誰かのためのお弁当作りは、量の調節が難しい

――漫画ではお弁当に対するこだわりが色々見られましたが、たかぎさん自身はいつからお弁当を作っているんですか?

たかぎ 結構昔から作っていましたよ。お弁当持参の中学校へ通っていたので、中1の頃からひとつ上の姉と一緒に作ってました。でも、まだそんなに料理をしたことがなかったから、凝ったものはなかったですけどね。朝は時間がないし。冷凍食品をよく使っていました。

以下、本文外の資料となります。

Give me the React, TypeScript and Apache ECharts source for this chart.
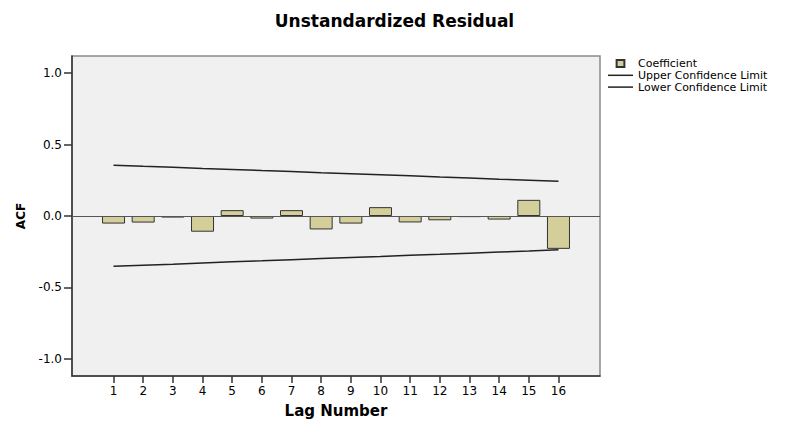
import React, { useEffect, useRef } from "react";
import * as echarts from "echarts";

const lags = [1, 2, 3, 4, 5, 6, 7, 8, 9, 10, 11, 12, 13, 14, 15, 16];
const coefficient = [-0.053, -0.046, -0.011, -0.11, 0.041, -0.018, 0.041, -0.094, -0.053, 0.062, -0.045, -0.03, -0.008, -0.025, 0.113, -0.23];
const upperLimit = [0.356, 0.348, 0.341, 0.333, 0.326, 0.318, 0.311, 0.303, 0.296, 0.288, 0.281, 0.273, 0.266, 0.258, 0.251, 0.243];
const lowerLimit = [-0.352, -0.344, -0.337, -0.329, -0.321, -0.314, -0.306, -0.298, -0.29, -0.283, -0.275, -0.268, -0.26, -0.252, -0.245, -0.237];
const yTicks = [-1, -0.5, 0, 0.5, 1];

const FONT = "DejaVu Sans";

export default function App() {
  const ref = useRef<HTMLDivElement>(null);
  useEffect(() => {
    if (!ref.current) return;
    const chart = echarts.init(ref.current, null, { renderer: "svg" });
    const axisLineStyle = { color: "#333", width: 1.5 };
    chart.setOption({
      animation: false,
      backgroundColor: "#fff",
      title: {
        text: "Unstandardized Residual",
        left: "center",
        top: 7,
        textStyle: { fontFamily: FONT, fontWeight: "bold", fontSize: 17, color: "#000" },
      },
      legend: {
        orient: "vertical",
        left: 603,
        top: 53,
        itemWidth: 25,
        itemHeight: 7,
        itemGap: 0.8,
        textStyle: { fontFamily: FONT, fontSize: 11, color: "#000" },
        data: [
          { name: "Coefficient", icon: "path://M0,0H10V9H0Z" },
          { name: "Upper Confidence Limit", icon: "path://M0,0H50V3H0Z" },
          { name: "Lower Confidence Limit", icon: "path://M0,0H50V3H0Z" },
        ],
      },
      grid: {
        left: 72,
        right: 189,
        top: 56,
        bottom: 43,
        show: true,
        backgroundColor: "#f0f0f0",
        borderColor: "#8a8a8a",
        borderWidth: 1.5,
      },
      xAxis: {
        type: "value",
        min: -0.4,
        max: 17.4,
        name: "Lag Number",
        nameLocation: "middle",
        nameGap: 27,
        nameTextStyle: { fontFamily: FONT, fontWeight: "bold", fontSize: 15, color: "#000" },
        axisLine: { show: true, onZero: false, lineStyle: axisLineStyle },
        axisTick: { show: true, length: 7, lineStyle: axisLineStyle, customValues: lags },
        axisLabel: { customValues: lags, fontFamily: FONT, fontSize: 12, color: "#000", margin: 9 },
        splitLine: { show: false },
      },
      yAxis: {
        type: "value",
        min: -1.12,
        max: 1.12,
        name: "ACF",
        nameLocation: "middle",
        nameRotate: 90,
        nameGap: 45,
        nameTextStyle: { fontFamily: FONT, fontWeight: "bold", fontSize: 12, color: "#000" },
        axisLine: { show: true, onZero: false, lineStyle: axisLineStyle },
        axisTick: { show: true, length: 8, lineStyle: axisLineStyle, customValues: yTicks },
        axisLabel: {
          customValues: yTicks,
          fontFamily: FONT,
          fontSize: 12,
          color: "#000",
          margin: 10,
          formatter: (v: number) => v.toFixed(1),
        },
        splitLine: { show: false },
      },
      series: [
        {
          name: "Coefficient",
          type: "bar",
          barWidth: 23,
          data: lags.map((l, i) => [l, coefficient[i]]),
          itemStyle: { color: "#d4cf9a", borderColor: "#333", borderWidth: 1 },
          markLine: {
            silent: true,
            symbol: "none",
            label: { show: false },
            lineStyle: { color: "#555", width: 1.2, type: "solid" },
            data: [{ yAxis: 0 }],
          },
        },
        {
          name: "Upper Confidence Limit",
          type: "line",
          color: "#222",
          symbol: "none",
          lineStyle: { color: "#222", width: 1.5 },
          data: lags.map((l, i) => [l, upperLimit[i]]),
        },
        {
          name: "Lower Confidence Limit",
          type: "line",
          color: "#222",
          symbol: "none",
          lineStyle: { color: "#222", width: 1.5 },
          data: lags.map((l, i) => [l, lowerLimit[i]]),
        },
      ],
    });
    return () => chart.dispose();
  }, []);
  return (
    <div
      ref={ref}
      style={{ position: "absolute", left: 0, top: 0, width: 789, height: 423, background: "#fff" }}
    />
  );
}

 その後は名古屋で就職したり、イラストレーターの夢を追って上京してバイトを始めたり、いろいろな変化があったんですけど、どの時代も、気が向いたら自分のためのお気楽弁当をときどき持参していました。

 結婚後は、夫が転職したのを機に彼のお弁当を作るようになりましたね。誰かのためにお弁当を作り始めたのは、ここ5年くらいの話です。

――夫や娘にお弁当を作るようになって、変化したことはありますか?

たかぎ 相手が食べる適切な量を想像するのって、難しいんですよね。途中でおなかがすいてほしくないから、ついたくさん詰めたくなっちゃうのですけど、夫からは「最近太ってきた」、娘からは「時間内に食べ切れなかった」と言われるし。「もっと減らさなきゃ~」と思うこともあります。

 年齢的にも、夫のお弁当は量をだんだんと減らして、娘へのお弁当はだんだんと増やしていきたいところです。